An endpoint is a URL path on a server that accepts a specific type of request and returns a specific type of response. In AI APIs, the most common endpoint is the chat completions endpoint — POST /v1/chat/completions in OpenAI's schema, POST /v1/messages at Anthropic. But modern AI providers expose a constellation of endpoints beyond chat: /v1/embeddings for turning text into vectors, /v1/images/generations for image creation, /v1/audio/transcriptions for speech-to-text, and /v1/models for listing available models. Each endpoint expects different request parameters and returns different response shapes.
The practical challenge is that "OpenAI-compatible" endpoints are only approximately compatible. Groq, Together AI, and Fireworks all advertise OpenAI compatibility, and they'll work fine for basic chat completion requests. But dig into the details and you'll find differences: some don't support the response_format parameter for structured output, others handle tool/function calling differently, and error response formats vary widely. Anthropic doesn't even try to be OpenAI-compatible — their Messages API uses a different structure entirely, with content as an array of blocks rather than a plain string. When you're building a system that routes between multiple providers, these differences are where most of the engineering time goes.
Versioning is another important dimension. Providers evolve their endpoints over time, and breaking changes happen. OpenAI uses date-based model versioning (like gpt-4-0125-preview), while the endpoint paths themselves stay stable. Anthropic includes a version header (anthropic-version: 2023-06-01) that determines the request/response schema. Google's Vertex AI uses version prefixes in the URL path. When a provider deprecates an endpoint version, you typically get a few months' warning, but if you're not watching their changelogs, you might wake up one morning to a broken integration.
Base URLs deserve mention too, because they're not as straightforward as you'd expect. Anthropic's API lives at api.anthropic.com, but OpenAI offers api.openai.com for direct access and separate base URLs for Azure OpenAI Service deployments.

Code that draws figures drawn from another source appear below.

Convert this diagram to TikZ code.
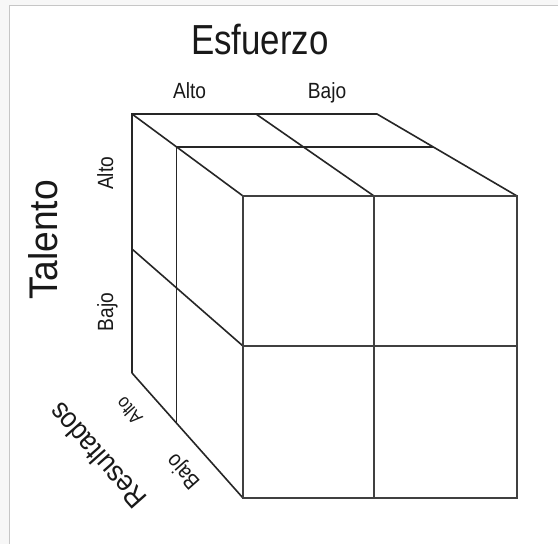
\documentclass[tikz,border=0pt]{standalone}
\usepackage{fontspec}
\setmainfont{Liberation Sans}
\usepackage{graphicx}
\usetikzlibrary{calc}
\newcommand{\cubelbl}[3]{{\fontsize{#1}{#1}\selectfont\scalebox{#2}[1]{#3}}}

\begin{document}
\begin{tikzpicture}[x=1pt,y=-1pt,
    every node/.style={inner sep=0pt,outer sep=0pt,text=black!90},
    edge/.style={line width=1.6pt,draw=black!85},
    faceedge/.style={line width=2.1pt,draw=black!75}]
    \useasboundingbox (0,0) rectangle (558,544);
    \fill[gray!6] (0,0) rectangle (558,544);
    \draw[fill=white,draw=gray!45,line width=1pt] (9.5,5.5) rectangle (562,548);
    % corners of the cube
    \coordinate (bTL) at (132,114); \coordinate (bTM) at (256,114); \coordinate (bTR) at (377,114);
    \coordinate (bML) at (132,249); \coordinate (bBL) at (132,373);
    \coordinate (fTL) at (243,196); \coordinate (fTM) at (374,196); \coordinate (fTR) at (517,196);
    \coordinate (fML) at (243,346); \coordinate (fMR) at (517,346);
    \coordinate (fBL) at (243,498); \coordinate (fBM) at (374,498); \coordinate (fBR) at (517,498);
    \coordinate (mTL) at ($(bTL)!0.4!(fTL)$); \coordinate (mTR) at ($(bTR)!0.4!(fTR)$);
    \coordinate (mBL) at ($(bBL)!0.4!(fBL)$);
    % back and middle layer
    \draw[edge] (bBL)--(bTL)--(bTR)--(fTR);
    \draw[edge] (bTL)--(fTL); \draw[edge] (bTM)--(fTM);
    \draw[edge] (bML)--(fML); \draw[edge] (bBL)--(fBL);
    \draw[edge] (mBL)--(mTL)--(mTR);
    % front face
    \draw[faceedge] (fTL) rectangle (fBR);
    \draw[faceedge] (fTM)--(fBM); \draw[faceedge] (fML)--(fMR);
    % labels
    \node[anchor=base] (esf) at (260,54) {\cubelbl{42}{0.83}{Esfuerzo}};
    \node[anchor=base] (esfalto) at (189.5,98) {\cubelbl{22}{0.87}{Alto}};
    \node[anchor=base] (esfbajo) at (327,98) {\cubelbl{22}{0.87}{Bajo}};
    \node[anchor=base,rotate=90] (tal) at (57,240) {\cubelbl{40}{0.93}{Talento}};
    \node[anchor=base,rotate=90] (talalto) at (113,173.5) {\cubelbl{22}{0.87}{Alto}};
    \node[anchor=base,rotate=90] (talbajo) at (113,312) {\cubelbl{22}{0.87}{Bajo}};
    \node[rotate=131.6] (res) at (97,456) {\cubelbl{29}{0.9}{Resultados}};
    \node[rotate=131.6] (resalto) at (129,411) {\cubelbl{19}{0.87}{Alto}};
    \node[rotate=131.6] (resbajo) at (184,471) {\cubelbl{22}{0.87}{Bajo}};
\end{tikzpicture}
\end{document}
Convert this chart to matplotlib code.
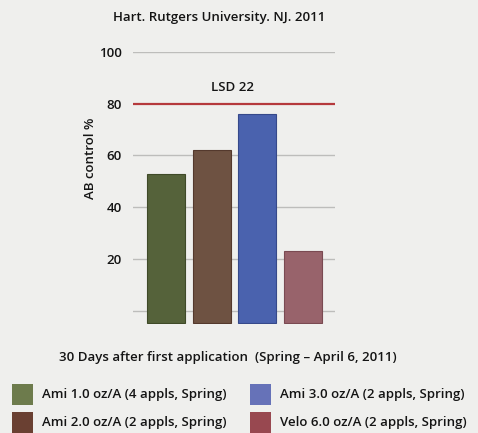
import matplotlib
matplotlib.use("Agg")
import matplotlib.pyplot as plt
from matplotlib.patches import Rectangle

# Data
treatments = [
    "Ami 1.0 oz/A (4 appls, Spring)",
    "Ami 2.0 oz/A (2 appls, Spring)",
    "Ami 3.0 oz/A (2 appls, Spring)",
    "Velo 6.0 oz/A (2 appls, Spring)",
]
ab_control = [53, 62, 76, 23]
lsd_value = 80
lsd_label = "LSD 22"
y_ticks = [20, 40, 60, 80, 100]
grid_levels = [0, 20, 40, 60, 100]

title = "Hart. Rutgers University. NJ. 2011"
y_label = "AB control %"
x_label = "30 Days after first application  (Spring \u2013 April 6, 2011)"

# Style
bar_colors = ["#55623a", "#6e5242", "#4a62ae", "#98636b"]
bar_edges = ["#3f4a28", "#54392d", "#36498a", "#7a4a52"]
legend_colors = ["#6d7b4c", "#6a4032", "#6672b8", "#984850"]
bg = "#efefed"
W, H = 478, 433
plt.rcParams["font.family"] = ["Open Sans", "DejaVu Sans"]
text_kw = dict(color="#141414", fontweight="semibold")


def fx(px):
    return px / W


def fy(py):
    return 1 - py / H


fig = plt.figure(figsize=(W / 100, H / 100), dpi=100, facecolor=bg)

ax_left, ax_right, ax_top, ax_bottom = 133, 335, 51.7, 324
ax = fig.add_axes([fx(ax_left), fy(ax_bottom), fx(ax_right - ax_left),
                   (ax_bottom - ax_top) / H])
ax.set_facecolor("none")
ax.set_xlim(-0.73, 3.71)
ax.set_ylim(-5, 100)

for g in grid_levels:
    ax.axhline(g, color="#bdbdbb", lw=1.0, zorder=1)
ax.axhline(lsd_value, color="#b5393c", lw=1.6, zorder=1)
ax.text(1.45, lsd_value + 3.5, lsd_label, ha="center", va="bottom",
        fontsize=9.5, **text_kw)

x = range(len(ab_control))
base = -4.5
ax.bar(x, [v - base for v in ab_control], bottom=base, width=0.83,
       color=bar_colors, edgecolor=bar_edges, linewidth=0.8, zorder=2)

ax.set_yticks(y_ticks)
ax.set_yticklabels([str(t) for t in y_ticks], fontsize=9.5, **text_kw)
ax.tick_params(axis="y", length=0, pad=8)
ax.set_xticks([])
for s in ax.spines.values():
    s.set_visible(False)

fig.text(fx(90), fy(158), y_label, rotation=90, ha="center", va="center",
         fontsize=9.5, **text_kw)
fig.text(fx(219), fy(17), title, ha="center", va="center", fontsize=9.5, **text_kw)
fig.text(fx(228), fy(357), x_label, ha="center", va="center", fontsize=9.5, **text_kw)

# Legend in two columns
col_x = [12, 250]
row_y = [384, 412]
sq = 21
for i, (lab, col) in enumerate(zip(treatments, legend_colors)):
    cx = col_x[i // 2]
    ry = row_y[i % 2]
    fig.patches.append(Rectangle((fx(cx), fy(ry + sq)), fx(sq), sq / H,
                                 transform=fig.transFigure, facecolor=col,
                                 edgecolor="none"))
    fig.text(fx(cx + 30), fy(ry + sq / 2), lab, ha="left", va="center",
             fontsize=9.5, **text_kw)

fig.savefig("out.png", dpi=100, facecolor=bg)
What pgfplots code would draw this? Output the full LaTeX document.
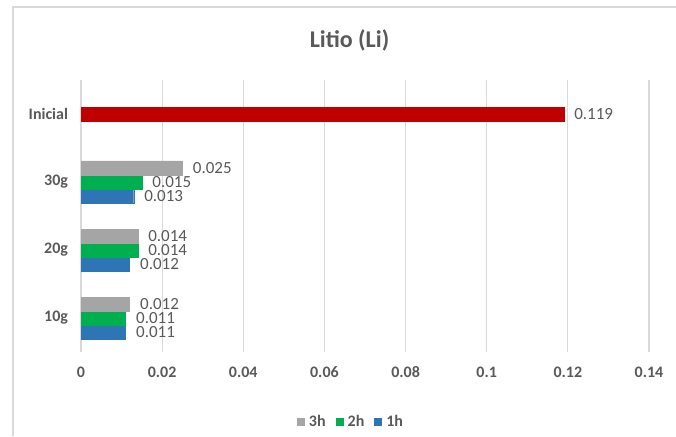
\documentclass[border=0pt]{standalone}
\usepackage{fontspec}
\setmainfont{Carlito}
\usepackage{pgfplots}
\pgfplotsset{compat=1.18}
\definecolor{txt}{HTML}{595959}
\definecolor{c1}{HTML}{2E75B6}
\definecolor{c2}{HTML}{00B050}
\definecolor{c3}{HTML}{A5A5A5}
\definecolor{cr}{HTML}{C00000}
\definecolor{gridc}{HTML}{D9D9D9}
\begin{document}
\begin{tikzpicture}[x=1pt,y=1pt]
\path[use as bounding box] (0,0) rectangle (676,436);
\draw[gridc, line width=1.2pt] (13,0) -- (13,429) -- (676,429);
\begin{axis}[at={(81pt,84pt)}, anchor=south west, scale only axis,
  width=568pt, height=272pt,
  xmin=0, xmax=0.14, ymin=-0.5, ymax=3.5,
  xbar, bar width=14pt,
  xtick={0,0.02,0.04,0.06,0.08,0.1,0.12,0.14},
  xticklabels={0,0.02,0.04,0.06,0.08,0.1,0.12,0.14},
  ytick={0,1,2,3}, yticklabels={10g,20g,30g,Inicial},
  xmajorgrids, major grid style={gridc, line width=1.1pt},
  axis line style={draw=none}, major tick length=0pt,
  ticklabel style={font=\fontsize{16}{18}\selectfont\bfseries, text=txt},
  xticklabel style={yshift=-11pt},
  yticklabel style={xshift=-9.5pt},
  /pgf/number format/assume math mode=true,
  point meta=x,
  nodes near coords={\pgfmathprintnumber[fixed,precision=3]{\pgfplotspointmeta}},
  every node near coord/.append style={anchor=west, xshift=7pt, inner ysep=0pt, font=\fontsize{17}{19}\selectfont, text=txt},
  legend columns=3, reverse legend,
  legend style={at={(axis description cs:0.4754,-0.257)}, anchor=center, draw=none,
    font=\fontsize{16}{18}\selectfont\bfseries, text=txt, inner sep=0pt,
    /tikz/every odd column/.append style={column sep=2pt},
    /tikz/every even column/.append style={column sep=8pt}},
  legend image code/.code={\path[#1,draw=none] (0pt,-4pt) rectangle (8pt,4pt);},
]
\addplot[fill=c1, draw=c1, bar shift=-14pt] coordinates {(0.011,0) (0.012,1) (0.013,2)};
\addplot[fill=c2, draw=c2, bar shift=0pt] coordinates {(0.011,0) (0.014,1) (0.015,2)};
\addplot[fill=c3, draw=c3, bar shift=14pt] coordinates {(0.012,0) (0.014,1) (0.025,2)};
\addplot[fill=cr, draw=cr, bar shift=0pt, forget plot] coordinates {(0.119,3)};
\legend{1h,2h,3h}
\end{axis}
\node[font=\fontsize{24}{28}\selectfont\bfseries, text=txt] at (349.5,396) {Litio (Li)};
\end{tikzpicture}
\end{document}
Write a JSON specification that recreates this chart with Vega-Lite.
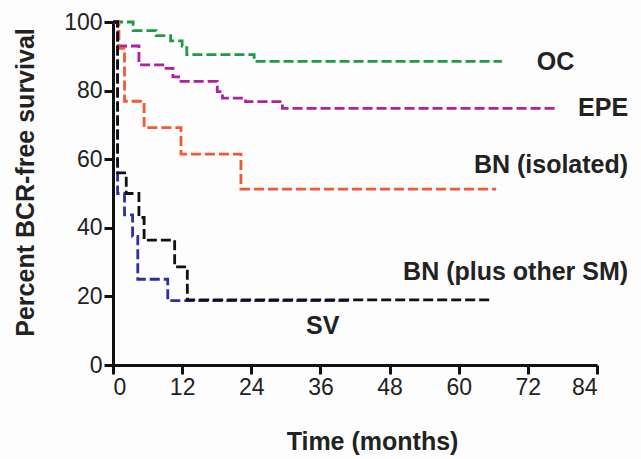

Some providers have regional endpoints for data residency compliance — your requests to europe-west1-aiplatform.googleapis.com stay in the EU. For providers that route through inference platforms like HuggingFace's Inference API, the base URL is the platform (router.huggingface.co) and the model identifier goes in the path or headers. Understanding this topology matters because latency, data sovereignty, and billing can all depend on which endpoint you're actually hitting.